Emboscados hirieron al valiente

mataron malamente

al adalid de invicto corazón...

Y al buscar su cadáver como presea

rompióse el enemigo en la pelea

contra los cuatrocientos de la Legión.

En Melilla fueron enterrados sus oficiales y Valenzuela, desde el V Tercio, no paraba de elogiar lo que veía: ¡Qué despedida la del pueblo de Melilla! ¡Qué grandes muestras de españolidad! ¡Qué enorme tributo a los  caídos, a mis oficiales y legionarios heridos!

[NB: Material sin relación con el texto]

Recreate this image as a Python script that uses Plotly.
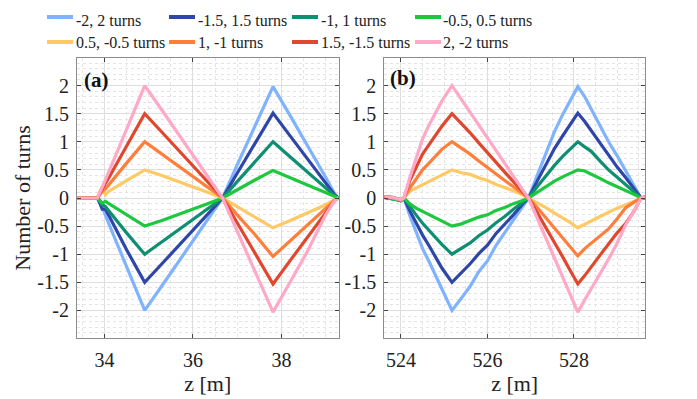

Desde el Cielo veía la comitiva con otros oficiales: Casado, Díaz Criado, Tenorio, Esteban, Ortiz de Zárate, su capitán ayudante, y decenas de hombres que recordaba del combate. Todo el pueblo melillense estaba volcado en las calles, la Cámara Agrícola, la Cámara de Comercio; todos con la Legión, todos con España en una soberbia demostración de amor por el Tercio.

Desde las alturas, era su último paseo por Melilla, una visión celestial camino del puerto hacia el cañonero "Bonifaz" antes de poner rumbo final con destino a su Zaragoza natal, donde, desde entonces, reposa junto a la Virgen del Pilar.

¡Nuestra raza no ha muerto aún!

Telegrama del capitán Ortiz de Zárate, también herido en Tizzi-Assa, a Millán-Astray (5 de junio de 1923):

“Alcanzó heroica y gloriosa muerte en el sangriento combate de hoy, el teniente coronel Valenzuela. Al lanzarse al asalto el primero, al grito de "Viva la Legión", recibió un balazo en el pecho y otro en la cabeza. Ha muerto, pero vivirá eternamente en el corazón de todos los legionarios.  ¡Viva España! ¡Viva el Rey! ¡Viva La Legión!”

Telegrama de respuesta de la madre del teniente coronel Valenzuela a la presidenta de la Cruz Roja de Melilla (6 de junio de 1923):

“Madre Jefe Tercio ruega cubran de flores a su heroico hijo. Joaquina Urzaiz.”

Telegrama de la presidenta de la Cruz Roja a Dña. Joaquina Urzaiz (7 de junio de 1923):

“Cumpliendo su honroso y triste encargo, una comisión de esta Junta de Señoras de la Cruz Roja ha depositado hoy sobre el cadáver de su heroico hijo unas flores, testimoniando así el pesar que, como españolas, sufrimos por la pérdida del que tan alto supo ponerle nombre de nuestra Patria.”